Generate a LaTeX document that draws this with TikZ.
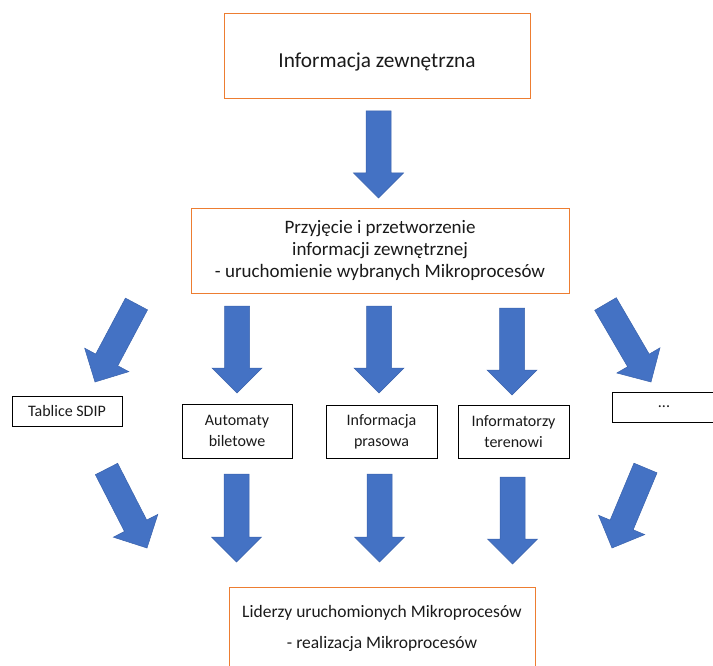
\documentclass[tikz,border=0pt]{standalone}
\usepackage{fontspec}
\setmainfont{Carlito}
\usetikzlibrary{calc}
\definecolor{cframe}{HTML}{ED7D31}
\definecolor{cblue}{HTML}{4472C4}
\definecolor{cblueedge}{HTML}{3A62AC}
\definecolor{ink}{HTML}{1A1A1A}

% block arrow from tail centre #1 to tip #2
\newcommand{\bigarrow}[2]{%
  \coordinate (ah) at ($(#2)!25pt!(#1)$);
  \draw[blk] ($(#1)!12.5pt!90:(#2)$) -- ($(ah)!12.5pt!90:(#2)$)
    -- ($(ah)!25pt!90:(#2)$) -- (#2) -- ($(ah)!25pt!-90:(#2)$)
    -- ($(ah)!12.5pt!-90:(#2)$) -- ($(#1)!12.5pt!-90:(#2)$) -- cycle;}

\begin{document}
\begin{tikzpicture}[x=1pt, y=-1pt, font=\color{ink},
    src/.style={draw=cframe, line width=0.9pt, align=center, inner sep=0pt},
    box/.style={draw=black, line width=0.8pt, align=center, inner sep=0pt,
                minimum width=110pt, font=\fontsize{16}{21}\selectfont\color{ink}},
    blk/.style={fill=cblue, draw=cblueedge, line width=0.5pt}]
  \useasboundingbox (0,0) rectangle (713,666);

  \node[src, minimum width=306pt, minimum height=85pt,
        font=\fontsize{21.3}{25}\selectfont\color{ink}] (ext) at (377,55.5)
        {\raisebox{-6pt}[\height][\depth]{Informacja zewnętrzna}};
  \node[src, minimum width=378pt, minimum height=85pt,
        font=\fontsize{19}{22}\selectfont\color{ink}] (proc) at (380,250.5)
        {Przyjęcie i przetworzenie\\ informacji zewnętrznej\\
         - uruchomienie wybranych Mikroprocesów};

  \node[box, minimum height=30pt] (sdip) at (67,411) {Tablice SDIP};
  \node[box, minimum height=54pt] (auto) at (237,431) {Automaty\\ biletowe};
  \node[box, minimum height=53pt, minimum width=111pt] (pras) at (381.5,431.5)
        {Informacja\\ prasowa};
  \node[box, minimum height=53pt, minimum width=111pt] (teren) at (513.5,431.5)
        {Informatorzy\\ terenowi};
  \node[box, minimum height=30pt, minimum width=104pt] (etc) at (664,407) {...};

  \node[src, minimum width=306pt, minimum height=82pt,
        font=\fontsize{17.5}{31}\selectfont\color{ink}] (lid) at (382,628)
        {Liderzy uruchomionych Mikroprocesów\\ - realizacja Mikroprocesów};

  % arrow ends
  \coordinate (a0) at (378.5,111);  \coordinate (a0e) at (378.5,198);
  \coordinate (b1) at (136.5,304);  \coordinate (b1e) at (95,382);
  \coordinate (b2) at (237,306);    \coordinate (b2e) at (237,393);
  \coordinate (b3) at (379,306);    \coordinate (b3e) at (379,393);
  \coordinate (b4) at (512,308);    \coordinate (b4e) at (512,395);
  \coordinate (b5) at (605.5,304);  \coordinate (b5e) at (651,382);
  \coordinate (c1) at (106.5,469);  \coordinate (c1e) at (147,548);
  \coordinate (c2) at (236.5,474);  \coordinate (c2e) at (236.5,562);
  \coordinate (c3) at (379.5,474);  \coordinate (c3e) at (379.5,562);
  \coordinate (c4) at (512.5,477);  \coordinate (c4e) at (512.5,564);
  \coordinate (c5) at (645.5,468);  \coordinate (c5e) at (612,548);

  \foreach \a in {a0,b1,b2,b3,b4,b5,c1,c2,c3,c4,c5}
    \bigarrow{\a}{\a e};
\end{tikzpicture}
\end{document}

◆ ◆ ◆ ◆ ◆

Leave the pictures out and reproduce exactly the lines from the top of the listing above through the line with "(0,0) rectangle (713,666);".

Solution ::
Generate a LaTeX document that draws this with TikZ.
\documentclass[tikz,border=0pt]{standalone}
\usepackage{fontspec}
\setmainfont{Carlito}
\usetikzlibrary{calc}
\definecolor{cframe}{HTML}{ED7D31}
\definecolor{cblue}{HTML}{4472C4}
\definecolor{cblueedge}{HTML}{3A62AC}
\definecolor{ink}{HTML}{1A1A1A}

% block arrow from tail centre #1 to tip #2
\newcommand{\bigarrow}[2]{%
  \coordinate (ah) at ($(#2)!25pt!(#1)$);
  \draw[blk] ($(#1)!12.5pt!90:(#2)$) -- ($(ah)!12.5pt!90:(#2)$)
    -- ($(ah)!25pt!90:(#2)$) -- (#2) -- ($(ah)!25pt!-90:(#2)$)
    -- ($(ah)!12.5pt!-90:(#2)$) -- ($(#1)!12.5pt!-90:(#2)$) -- cycle;}

\begin{document}
\begin{tikzpicture}[x=1pt, y=-1pt, font=\color{ink},
    src/.style={draw=cframe, line width=0.9pt, align=center, inner sep=0pt},
    box/.style={draw=black, line width=0.8pt, align=center, inner sep=0pt,
                minimum width=110pt, font=\fontsize{16}{21}\selectfont\color{ink}},
    blk/.style={fill=cblue, draw=cblueedge, line width=0.5pt}]
  \useasboundingbox (0,0) rectangle (713,666);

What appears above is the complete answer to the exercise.